Por exemplo, a situação econômica do país requer atenção, pois temas como inflação, a reforma tributária e a capacidade financeira dos clientes exercem um impacto nas atividades do setor.

Há um histórico importante de grandes empresas que enfrentaram fraudes ou tiveram dificuldades de crédito. O risco económico é sempre um ponto de atenção para nós.

Vanessa Souza

Clima, risco regulatório e risco operacional

As mudanças climáticas, que se refletem em uma maior frequência e intensidade de desastres naturais, representam outro fator importante, assim como a responsabilidade ambiental

“A empresa não consegue uma licença para iniciar um projeto se não tiver esse risco muito bem mapeado”, diz ela .

O risco tecnológico também está em alta, visto que empresas do setor já sofreram ataques cibernéticos, causando a paralisação de serviços e gerando perdas. Souza também põe muito foco nos riscos operacionais.

Falhas em processos internos, ausência de investimentos em ações preventivas ou preditivas, fraudes e avaliações inadequadas de risco são fatores que geram impactos relevantes para o setor. Por isso, é fundamental que essas exposições sejam devidamente mapeadas e analisadas com atenção.

Vanessa Souza

Para completar, o mercado energético está sempre sujeito a mudanças regulatórias que muitas vezes causam disrupção à atividade das empresas.

“Hoje há uma medida provisória em discussão que traz um pouco de incerteza para o nosso mercado. Ela abrange a abertura do mercado livre, a tarifa de energia elétrica, a redistribuição de encargos, o fim de alguns subsídios. Isso tudo tem que estar muito bem mapeado e requer acompanhamento dos gestores de risco”, observa Souza.

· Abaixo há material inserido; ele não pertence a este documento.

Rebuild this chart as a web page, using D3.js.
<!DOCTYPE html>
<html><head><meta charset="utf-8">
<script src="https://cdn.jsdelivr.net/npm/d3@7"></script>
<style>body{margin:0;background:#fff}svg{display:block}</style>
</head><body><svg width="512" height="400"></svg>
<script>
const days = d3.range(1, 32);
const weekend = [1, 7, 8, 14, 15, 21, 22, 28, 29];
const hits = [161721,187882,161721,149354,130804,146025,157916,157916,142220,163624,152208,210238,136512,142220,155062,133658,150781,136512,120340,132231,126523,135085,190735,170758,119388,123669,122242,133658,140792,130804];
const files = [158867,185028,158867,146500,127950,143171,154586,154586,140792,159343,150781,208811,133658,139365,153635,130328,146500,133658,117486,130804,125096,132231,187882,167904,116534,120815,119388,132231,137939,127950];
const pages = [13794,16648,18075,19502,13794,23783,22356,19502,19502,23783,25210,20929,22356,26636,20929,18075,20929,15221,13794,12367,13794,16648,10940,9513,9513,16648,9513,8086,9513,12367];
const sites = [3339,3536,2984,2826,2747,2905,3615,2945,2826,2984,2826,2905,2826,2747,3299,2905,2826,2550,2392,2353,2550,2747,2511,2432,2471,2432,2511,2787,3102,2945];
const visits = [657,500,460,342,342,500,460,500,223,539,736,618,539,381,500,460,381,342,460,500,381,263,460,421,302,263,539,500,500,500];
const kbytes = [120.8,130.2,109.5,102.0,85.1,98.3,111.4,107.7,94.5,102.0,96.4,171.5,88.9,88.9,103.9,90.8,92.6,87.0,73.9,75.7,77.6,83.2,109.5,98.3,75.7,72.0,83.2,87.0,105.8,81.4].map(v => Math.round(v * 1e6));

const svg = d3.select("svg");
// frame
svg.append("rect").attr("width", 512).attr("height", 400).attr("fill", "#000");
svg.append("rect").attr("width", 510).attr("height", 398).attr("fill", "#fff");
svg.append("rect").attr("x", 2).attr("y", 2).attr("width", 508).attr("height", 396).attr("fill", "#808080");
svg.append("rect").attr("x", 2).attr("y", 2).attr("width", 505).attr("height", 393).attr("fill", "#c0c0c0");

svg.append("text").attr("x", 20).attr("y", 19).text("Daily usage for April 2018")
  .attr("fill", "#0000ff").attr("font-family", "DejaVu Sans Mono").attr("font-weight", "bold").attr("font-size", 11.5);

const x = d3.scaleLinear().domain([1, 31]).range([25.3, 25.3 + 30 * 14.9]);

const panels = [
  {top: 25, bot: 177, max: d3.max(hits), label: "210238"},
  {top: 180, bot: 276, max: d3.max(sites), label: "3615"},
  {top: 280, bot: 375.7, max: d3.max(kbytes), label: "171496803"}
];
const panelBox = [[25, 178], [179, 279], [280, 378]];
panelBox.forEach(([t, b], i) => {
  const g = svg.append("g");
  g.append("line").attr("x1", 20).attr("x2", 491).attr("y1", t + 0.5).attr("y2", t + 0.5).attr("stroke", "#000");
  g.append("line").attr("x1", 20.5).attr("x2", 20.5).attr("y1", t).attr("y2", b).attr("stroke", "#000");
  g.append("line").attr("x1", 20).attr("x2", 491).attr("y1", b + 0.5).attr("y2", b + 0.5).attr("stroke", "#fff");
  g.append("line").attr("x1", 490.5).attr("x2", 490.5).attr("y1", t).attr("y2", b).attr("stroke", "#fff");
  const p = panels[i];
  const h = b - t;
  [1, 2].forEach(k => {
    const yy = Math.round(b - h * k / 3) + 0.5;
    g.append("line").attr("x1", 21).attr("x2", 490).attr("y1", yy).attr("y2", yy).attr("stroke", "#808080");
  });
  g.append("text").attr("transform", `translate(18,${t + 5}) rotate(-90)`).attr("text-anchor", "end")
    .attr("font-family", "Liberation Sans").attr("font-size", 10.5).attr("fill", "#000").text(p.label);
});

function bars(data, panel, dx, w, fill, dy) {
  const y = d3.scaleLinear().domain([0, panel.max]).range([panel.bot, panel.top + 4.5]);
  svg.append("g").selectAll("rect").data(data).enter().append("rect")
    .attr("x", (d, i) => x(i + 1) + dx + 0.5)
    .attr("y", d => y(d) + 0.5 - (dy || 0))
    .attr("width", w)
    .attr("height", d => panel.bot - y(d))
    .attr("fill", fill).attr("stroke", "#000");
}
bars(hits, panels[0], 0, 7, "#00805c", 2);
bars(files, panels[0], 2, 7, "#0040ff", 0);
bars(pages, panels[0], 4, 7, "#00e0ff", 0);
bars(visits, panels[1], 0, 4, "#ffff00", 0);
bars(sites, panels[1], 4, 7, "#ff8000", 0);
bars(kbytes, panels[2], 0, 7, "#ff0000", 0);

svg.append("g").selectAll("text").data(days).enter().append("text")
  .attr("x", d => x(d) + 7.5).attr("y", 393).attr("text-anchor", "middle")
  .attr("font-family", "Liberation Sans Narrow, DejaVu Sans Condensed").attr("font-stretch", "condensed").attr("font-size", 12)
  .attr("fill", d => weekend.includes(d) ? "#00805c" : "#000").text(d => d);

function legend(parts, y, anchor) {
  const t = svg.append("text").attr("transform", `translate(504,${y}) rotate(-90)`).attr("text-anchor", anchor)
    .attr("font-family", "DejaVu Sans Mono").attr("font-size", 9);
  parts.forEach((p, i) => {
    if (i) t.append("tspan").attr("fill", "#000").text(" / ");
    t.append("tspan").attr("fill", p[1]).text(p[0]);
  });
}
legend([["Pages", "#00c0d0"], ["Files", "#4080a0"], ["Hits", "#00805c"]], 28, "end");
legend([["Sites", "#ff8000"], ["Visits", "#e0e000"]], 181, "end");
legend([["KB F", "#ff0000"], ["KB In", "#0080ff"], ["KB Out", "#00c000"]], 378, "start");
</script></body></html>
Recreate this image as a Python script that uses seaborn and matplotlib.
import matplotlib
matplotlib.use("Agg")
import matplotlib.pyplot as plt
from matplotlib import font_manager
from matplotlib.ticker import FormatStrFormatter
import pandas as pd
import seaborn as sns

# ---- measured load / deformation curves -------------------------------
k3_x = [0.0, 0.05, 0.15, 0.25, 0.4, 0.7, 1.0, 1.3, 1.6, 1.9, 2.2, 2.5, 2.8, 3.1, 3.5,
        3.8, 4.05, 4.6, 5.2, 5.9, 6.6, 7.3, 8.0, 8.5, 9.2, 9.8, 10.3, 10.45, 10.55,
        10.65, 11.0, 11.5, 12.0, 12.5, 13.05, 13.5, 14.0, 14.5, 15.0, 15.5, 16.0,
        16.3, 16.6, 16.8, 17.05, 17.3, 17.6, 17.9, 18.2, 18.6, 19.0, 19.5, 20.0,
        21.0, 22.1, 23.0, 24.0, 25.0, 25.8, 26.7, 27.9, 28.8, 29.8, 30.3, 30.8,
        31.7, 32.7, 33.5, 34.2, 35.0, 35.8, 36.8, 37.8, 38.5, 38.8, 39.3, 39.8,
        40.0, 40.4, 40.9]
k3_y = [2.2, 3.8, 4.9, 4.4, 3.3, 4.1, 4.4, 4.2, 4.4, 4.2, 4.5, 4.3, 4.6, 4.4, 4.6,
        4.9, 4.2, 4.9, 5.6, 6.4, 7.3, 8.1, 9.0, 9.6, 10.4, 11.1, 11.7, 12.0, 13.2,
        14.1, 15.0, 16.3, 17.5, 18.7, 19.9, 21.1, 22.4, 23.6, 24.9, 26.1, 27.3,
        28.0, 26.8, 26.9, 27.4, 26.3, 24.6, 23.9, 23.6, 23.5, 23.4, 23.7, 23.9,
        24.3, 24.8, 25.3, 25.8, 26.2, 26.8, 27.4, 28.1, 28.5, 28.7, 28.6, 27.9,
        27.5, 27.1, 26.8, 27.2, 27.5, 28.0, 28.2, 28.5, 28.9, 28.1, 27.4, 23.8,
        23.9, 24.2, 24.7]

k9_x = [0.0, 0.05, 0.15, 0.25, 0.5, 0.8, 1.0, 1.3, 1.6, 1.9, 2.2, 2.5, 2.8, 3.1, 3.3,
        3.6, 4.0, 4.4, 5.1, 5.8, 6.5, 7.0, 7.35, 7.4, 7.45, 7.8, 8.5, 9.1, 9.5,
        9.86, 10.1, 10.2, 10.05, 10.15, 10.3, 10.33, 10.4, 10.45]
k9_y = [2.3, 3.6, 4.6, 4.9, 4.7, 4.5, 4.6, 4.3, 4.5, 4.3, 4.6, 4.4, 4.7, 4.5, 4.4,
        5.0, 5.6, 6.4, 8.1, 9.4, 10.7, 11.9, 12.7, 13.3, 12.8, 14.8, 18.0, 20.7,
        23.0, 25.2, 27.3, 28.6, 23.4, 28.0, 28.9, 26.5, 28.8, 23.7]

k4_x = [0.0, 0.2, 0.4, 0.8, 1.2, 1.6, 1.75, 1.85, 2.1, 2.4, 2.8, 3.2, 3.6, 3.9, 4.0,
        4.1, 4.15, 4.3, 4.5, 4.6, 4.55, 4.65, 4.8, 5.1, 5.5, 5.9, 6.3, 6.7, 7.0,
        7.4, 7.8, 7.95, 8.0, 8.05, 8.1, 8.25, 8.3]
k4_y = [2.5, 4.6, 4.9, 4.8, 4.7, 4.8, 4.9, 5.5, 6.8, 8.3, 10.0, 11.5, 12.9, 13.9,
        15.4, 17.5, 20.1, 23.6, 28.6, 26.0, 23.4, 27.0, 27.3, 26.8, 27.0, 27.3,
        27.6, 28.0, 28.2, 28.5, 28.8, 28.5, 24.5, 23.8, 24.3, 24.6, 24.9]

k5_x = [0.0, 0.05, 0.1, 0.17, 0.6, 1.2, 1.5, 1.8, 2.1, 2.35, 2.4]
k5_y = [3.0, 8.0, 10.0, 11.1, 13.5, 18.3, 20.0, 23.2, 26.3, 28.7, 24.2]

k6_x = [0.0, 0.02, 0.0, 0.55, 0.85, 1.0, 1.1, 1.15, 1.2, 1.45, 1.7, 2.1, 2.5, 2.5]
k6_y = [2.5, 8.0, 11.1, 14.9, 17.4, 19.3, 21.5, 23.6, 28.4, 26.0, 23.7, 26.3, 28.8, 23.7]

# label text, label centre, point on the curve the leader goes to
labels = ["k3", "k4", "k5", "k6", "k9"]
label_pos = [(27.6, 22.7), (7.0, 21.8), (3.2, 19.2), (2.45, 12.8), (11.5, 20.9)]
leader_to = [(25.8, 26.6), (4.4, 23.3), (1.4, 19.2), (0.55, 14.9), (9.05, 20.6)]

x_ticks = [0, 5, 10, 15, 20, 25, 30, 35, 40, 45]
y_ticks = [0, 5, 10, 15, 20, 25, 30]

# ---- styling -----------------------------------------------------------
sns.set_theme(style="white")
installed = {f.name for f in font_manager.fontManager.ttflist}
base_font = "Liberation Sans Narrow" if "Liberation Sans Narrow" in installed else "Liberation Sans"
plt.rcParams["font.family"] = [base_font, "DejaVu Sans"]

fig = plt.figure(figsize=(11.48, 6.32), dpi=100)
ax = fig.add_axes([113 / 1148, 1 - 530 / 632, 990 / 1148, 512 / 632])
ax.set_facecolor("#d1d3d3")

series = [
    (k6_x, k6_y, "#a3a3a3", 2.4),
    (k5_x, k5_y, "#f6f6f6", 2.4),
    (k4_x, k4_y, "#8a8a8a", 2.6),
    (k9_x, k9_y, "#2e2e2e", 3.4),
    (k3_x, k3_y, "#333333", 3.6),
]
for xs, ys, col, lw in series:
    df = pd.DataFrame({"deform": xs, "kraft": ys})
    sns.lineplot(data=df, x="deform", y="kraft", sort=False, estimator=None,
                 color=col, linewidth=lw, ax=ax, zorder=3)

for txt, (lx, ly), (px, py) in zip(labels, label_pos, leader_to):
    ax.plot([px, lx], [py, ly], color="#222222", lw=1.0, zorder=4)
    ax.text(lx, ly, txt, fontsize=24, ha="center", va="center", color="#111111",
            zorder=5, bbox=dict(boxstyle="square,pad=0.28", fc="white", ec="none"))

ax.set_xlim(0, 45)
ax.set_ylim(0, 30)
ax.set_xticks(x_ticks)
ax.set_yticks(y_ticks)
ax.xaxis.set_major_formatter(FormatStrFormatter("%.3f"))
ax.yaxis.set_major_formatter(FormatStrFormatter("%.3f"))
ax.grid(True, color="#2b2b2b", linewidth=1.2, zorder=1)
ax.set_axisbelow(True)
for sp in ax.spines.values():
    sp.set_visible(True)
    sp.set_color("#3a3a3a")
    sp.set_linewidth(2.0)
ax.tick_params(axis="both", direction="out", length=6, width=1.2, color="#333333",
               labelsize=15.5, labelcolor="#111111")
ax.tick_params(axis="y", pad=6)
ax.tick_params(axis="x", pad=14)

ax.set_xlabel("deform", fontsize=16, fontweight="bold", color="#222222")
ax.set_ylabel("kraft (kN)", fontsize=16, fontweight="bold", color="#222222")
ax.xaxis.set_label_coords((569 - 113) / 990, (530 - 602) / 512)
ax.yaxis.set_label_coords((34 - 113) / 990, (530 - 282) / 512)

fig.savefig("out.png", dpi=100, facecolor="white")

Função avança, mas ainda falta conscientização

Souza vê avanços na gestão de riscos e de seguros nos últimos anos, mas acredita que ainda há muito o que fazer para disseminar a função no Brasil.

“Já é possível perceber um movimento crescente de empresas mais atentas à gestão de riscos e empenhadas em compreender melhor o funcionamento do mercado de seguros. Aos poucos, torna-se evidente que contratar uma apólice, por si só, não é suficiente”, diz ela.

Quando ocorre um sinistro e as informações ou coberturas não estão devidamente alinhadas, os prejuízos podem ser significativos. As organizações têm entendido que a gestão de riscos não pode ser tratada de forma superficial. Ela exige planejamento, diálogo técnico e integração com as estratégias de negócios.”

Vanessa Souza

Ela conta que iniciou sua trajetória em seguros na área de sinistros, trabalhando com clientes que haviam sofrido perdas significativas em decorrência da ausência de um programa estruturado de gestão de riscos. Para ela, no entanto, não se deve esperar que eventos adversos ocorram para que o tema ganhe a devida atenção.

“O mais importante é destacar o valor estratégico que a gestão de riscos agrega às organizações e desconstruir a ideia de que se trata apenas de mais uma camada de burocracia ou de custos adicionais”, afirma.

Ela observa também que a maturidade na gestão e na percepção dos riscos impacta diretamente a eficiência das decisões corporativas.

“Quanto mais a empresa investe no aprimoramento da gestão de riscos, mais desenvolve sua capacidade de decisão no dia a dia. Ainda há organizações que não conseguem enxergar que esse processo contribui para ganhos financeiros, maior previsibilidade e, acima de tudo, um entendimento mais profundo sobre o próprio negócio.”

Vanessa Souza

Novas regras exigirão adaptação das empresas

Tudo indica que a função será cada vez mais necessária nas empresas, até porque a entrada em vigor da nova Lei do Contrato de Seguros, em dezembro, vai dar muito trabalho para os profissionais da área.

Souza entende que a nova lei terá um efeito positivo por estabelecer regras específicas para o mercado de seguros, aprimorando a segurança jurídica, uma vez que, até agora, o setor tem sido regido por normas contidas no Código Civil.

Mas também vai exigir um trabalho intenso de adaptação por parte de compradores, corretores e subscritores, até porque muitas das questões levantadas pela nova legislação para os grandes riscos ainda não estão claras para o mercado.

Por exemplo, futuras restrições sobre a quantidade de informações solicitadas durante o processo de subscrição parecem ser de difícil aplicação, já que cada seguradora exigirá informações especificas para sua análise. Hoje em dia, um único questionário é enviado a todo mercado, com informações padrão e demandas adicionais que são solicitadas ao decorrer do processo de subscrição.

“Quando lidamos com riscos mais complexos, que demandam soluções fora dos padrões tradicionais, é essencial que haja tempo hábil e um fluxo mais intenso de informações entre as partes. Esse processo de troca é fundamental para que a seguradora compreenda adequadamente as particularidades do risco e possa, a partir disso, desenvolver uma cobertura realmente customizada e aderente às necessidades do cliente.